Before calculating John’s APR we will have to calculate his interest on the borrowed money.
To calculate interest, we are using simple interest formula that is: A = (P(1 + (r*t))), where A is the total amount, P is principal amount, r is interest rate of the loan and t is time period for which the loan is borrowed.
So, John after 3 years John will have to return (5000 (1 + (0.07*3))) that is $6050.
Hence, the interest for 3 years will be $6050 – $5000 = $1050. i.e. John has to pay additional $1050 over $5000 which he has borrowed. This additional money does not include other costs like administration fees.
Now, we will add administrative fees of $300 to the interest which is $1050. Sum of two is $1350.
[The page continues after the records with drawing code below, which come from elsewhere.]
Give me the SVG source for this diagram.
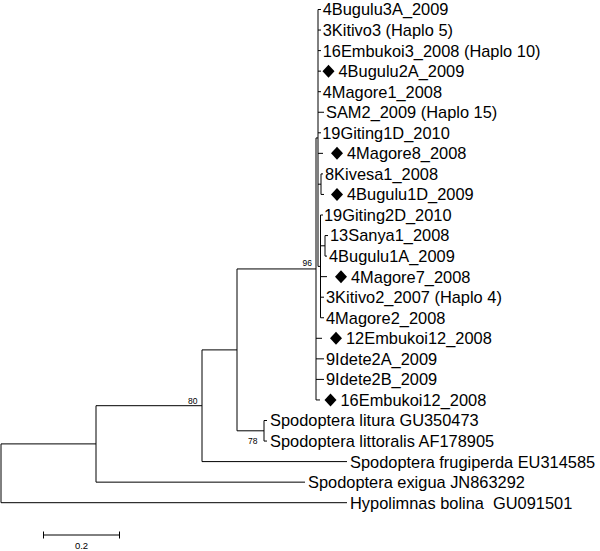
<svg xmlns="http://www.w3.org/2000/svg" xmlns:xlink="http://www.w3.org/1999/xlink" width="600" height="551" viewBox="0 0 600 551">
<style>
.t{font-family:"Liberation Sans",Arial,sans-serif;font-size:16.4px;fill:#000;white-space:pre}
.b{font-family:"Liberation Sans",Arial,sans-serif;font-size:8.5px;fill:#000;text-anchor:end}
.s{font-family:"Liberation Sans",Arial,sans-serif;font-size:9.5px;fill:#000;text-anchor:middle}
.e{fill:none;stroke:#000;stroke-width:1}
</style>
<defs>
<path id="dia" d="M0,-6.5 L6,0 L0,6.5 L-6,0 Z" fill="#000"/>
</defs>
<rect width="600" height="551" fill="#fff"/>
<g id="connectors" class="e">
<path d="M1,443.9 V502.7 M1,443.9 H96 M1,502.7 H347"/>
<path d="M96,405.7 V482.15 M96,405.7 H202 M96,482.15 H305"/>
<path d="M202,349.9 V461.6 M202,349.9 H237 M202,461.6 H347"/>
<path d="M237,268.95 V430.8 M237,268.95 H316 M237,430.8 H264"/>
<path d="M264,420.5 V441.05 M264,420.5 H267 M264,441.05 H267"/>
<path d="M316,137.95 V399.95 M316,137.95 H318 M316,338.3 H322 M316,358.85 H324 M316,379.4 H324 M316,399.95 H320"/>
<path d="M318,9.5 V266.4 M318,9.5 H321 M318,30.05 H321 M318,50.6 H321 M318,71.15 H321 M318,91.7 H321 M318,112.25 H324 M318,132.8 H321 M318,153.35 H323 M318,184.2 H321 M318,266.4 H320.5"/>
<path d="M321,173.9 V194.45 M321,173.9 H323 M321,194.45 H324"/>
<path d="M320.5,215 V317.75 M320.5,215 H323 M320.5,245.8 H325 M320.5,276.65 H327 M320.5,297.2 H324 M320.5,317.75 H324"/>
<path d="M325,235.55 V256.1 M325,235.55 H328 M325,256.1 H327"/>
</g>
<g id="bootstrap">
<text class="b" x="312" y="265.5">96</text>
<text class="b" x="197.5" y="403.5">80</text>
<text class="b" x="257.5" y="444">78</text>
</g>
<g id="n-4Bugulu3A"><text class="t" x="322.7" y="15.4">4Bugulu3A_2009</text></g>
<g id="n-3Kitivo3"><text class="t" x="322.7" y="35.95">3Kitivo3 (Haplo 5)</text></g>
<g id="n-16Embukoi3"><text class="t" x="322.7" y="56.5">16Embukoi3_2008 (Haplo 10)</text></g>
<g id="n-4Bugulu2A"><use xlink:href="#dia" x="328.5" y="71.15"/><text class="t" x="338.5" y="77.05">4Bugulu2A_2009</text></g>
<g id="n-4Magore1"><text class="t" x="322.7" y="97.6">4Magore1_2008</text></g>
<g id="n-SAM2"><text class="t" x="326" y="118.15">SAM2_2009 (Haplo 15)</text></g>
<g id="n-19Giting1D"><text class="t" x="322.2" y="138.7">19Giting1D_2010</text></g>
<g id="n-4Magore8"><use xlink:href="#dia" x="337" y="153.35"/><text class="t" x="347" y="159.25">4Magore8_2008</text></g>
<g id="n-8Kivesa1"><text class="t" x="325" y="179.8">8Kivesa1_2008</text></g>
<g id="n-4Bugulu1D"><use xlink:href="#dia" x="337" y="194.45"/><text class="t" x="347" y="200.35">4Bugulu1D_2009</text></g>
<g id="n-19Giting2D"><text class="t" x="324" y="220.9">19Giting2D_2010</text></g>
<g id="n-13Sanya1"><text class="t" x="330" y="241.45">13Sanya1_2008</text></g>
<g id="n-4Bugulu1A"><text class="t" x="329" y="262">4Bugulu1A_2009</text></g>
<g id="n-4Magore7"><use xlink:href="#dia" x="341" y="276.65"/><text class="t" x="351" y="282.55">4Magore7_2008</text></g>
<g id="n-3Kitivo2"><text class="t" x="326" y="303.1">3Kitivo2_2007 (Haplo 4)</text></g>
<g id="n-4Magore2"><text class="t" x="326" y="323.65">4Magore2_2008</text></g>
<g id="n-12Embukoi12"><use xlink:href="#dia" x="336" y="338.3"/><text class="t" x="346" y="344.2">12Embukoi12_2008</text></g>
<g id="n-9Idete2A"><text class="t" x="326" y="364.75">9Idete2A_2009</text></g>
<g id="n-9Idete2B"><text class="t" x="326" y="385.3">9Idete2B_2009</text></g>
<g id="n-16Embukoi12"><use xlink:href="#dia" x="330.5" y="399.95"/><text class="t" x="340.5" y="405.85">16Embukoi12_2008</text></g>
<g id="n-litura"><text class="t" x="270" y="426.4">Spodoptera litura GU350473</text></g>
<g id="n-littoralis"><text class="t" x="270" y="446.95">Spodoptera littoralis AF178905</text></g>
<g id="n-frugiperda"><text class="t" x="350" y="467.5">Spodoptera frugiperda EU314585</text></g>
<g id="n-exigua"><text class="t" x="308" y="488.05">Spodoptera exigua JN863292</text></g>
<g id="n-hypolimnas"><text class="t" x="350" y="508.6">Hypolimnas bolina  GU091501</text></g>
<g id="scalebar">
<path class="e" d="M43.5,535 H119.5 M43.5,531.5 V538.5 M119.5,531.5 V538.5"/>
<text class="s" x="81.5" y="549">0.2</text>
</g>
</svg>
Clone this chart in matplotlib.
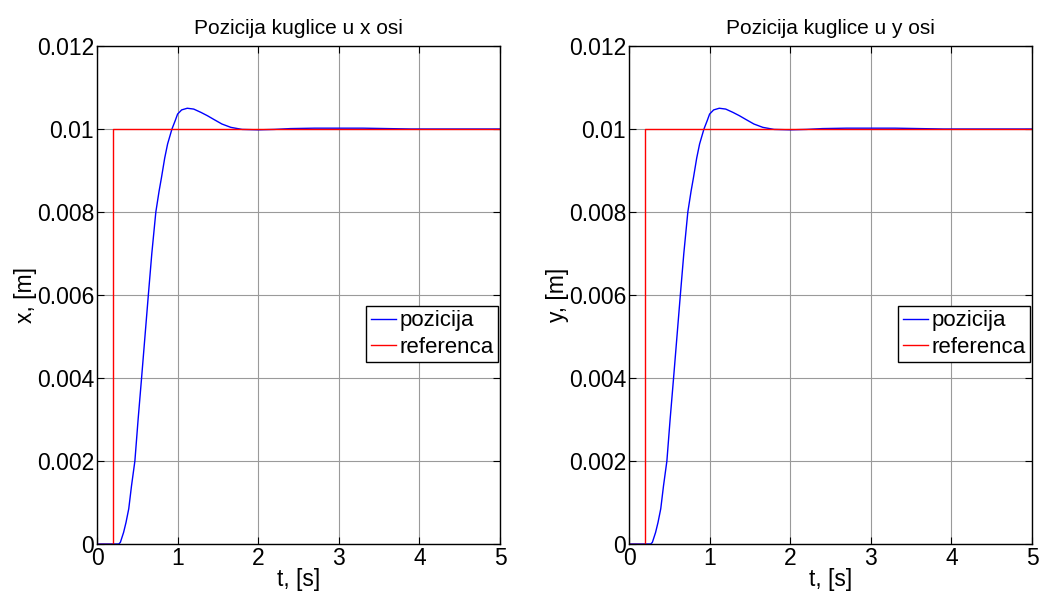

At this final step we have to divide above amount with principal amount and period of the loan and multiply it by 100 i.e. ($1350 / ($5000*3)) * 100 = 9%.
The APR on John’s loan is 9%.
You can see that although the interest rate on the loan is only 7% but in reality, the cost of your loan is 9% when other costs and fees are included. If this loan had interest which was compounded annually still the APR would remain same.
APR on Payday Loans
When looking at the fees for borrowing a payday loan, it may seem inexpensive and you may immediately fork out the fees for instant cash. But, these payday loans are deceptive until you calculate APR and realize how expensive it can be. This gives another reason to look out for other options if you are considering to take payday loan.
Calculation of APR for payday loan is similar to that of calculating normal APR. To calculate the APR for payday loan:
- First divide the borrowing fees by the loan/principal amount
- Multiply the above number by 365
- Now divide the above calculated value by the term of loan and multiply it by 100.
For example, if you take a $200 payday loan that is due on the 14th day from the day of borrowing and it has borrowing fees of $30. So, the APR will be 391% which is exorbitantly high.
APR and Credit Cards
Your APR will tell your interest rate on credit card but your APR will not show the effects of compounding interests, due to this you will always be paying more than the estimated or quoted APR by the credit facilitator.
When you carry the balance of your borrowed money on credit card, you have to pay interest on the borrowed money and there is also interest on the past accumulated interest. This is the compounding where you have to pay interest over interest and this makes cost of borrowing higher than what you may have anticipated.
Different card companies have different policies some charge only interest and some may have card fees which is charged annually. So, it is advised to do your research while getting a credit card as there are many factors affecting APR on credit cards.
Disadvantages of APR
Overall APR is an easy way to calculate how much you will pay every year over your borrowed money but, this method of calculating the cost of borrowing is not perfect. Using APR as the sole method to calculate the cost is not good because
- Your calculated APR will be accurate only if you know that you are paying your loan within the defined term. But, if you are not able to pay your loan within the defined term or if you refinance the loan then your APR will change.
- APR will vary with the lender and different lenders have different interest rates, fees and policies. Hence, it is advised to thoroughly check interest rates and fees associated with the loan as there may be hidden fees. This hidden fee may not be added up to APR and thus, give you incorrect APR.
- Also, compounding effect of interest rate is not accounted into APR. If your interest is being compounded then you should consider some other metrics to calculate cost of borrowing.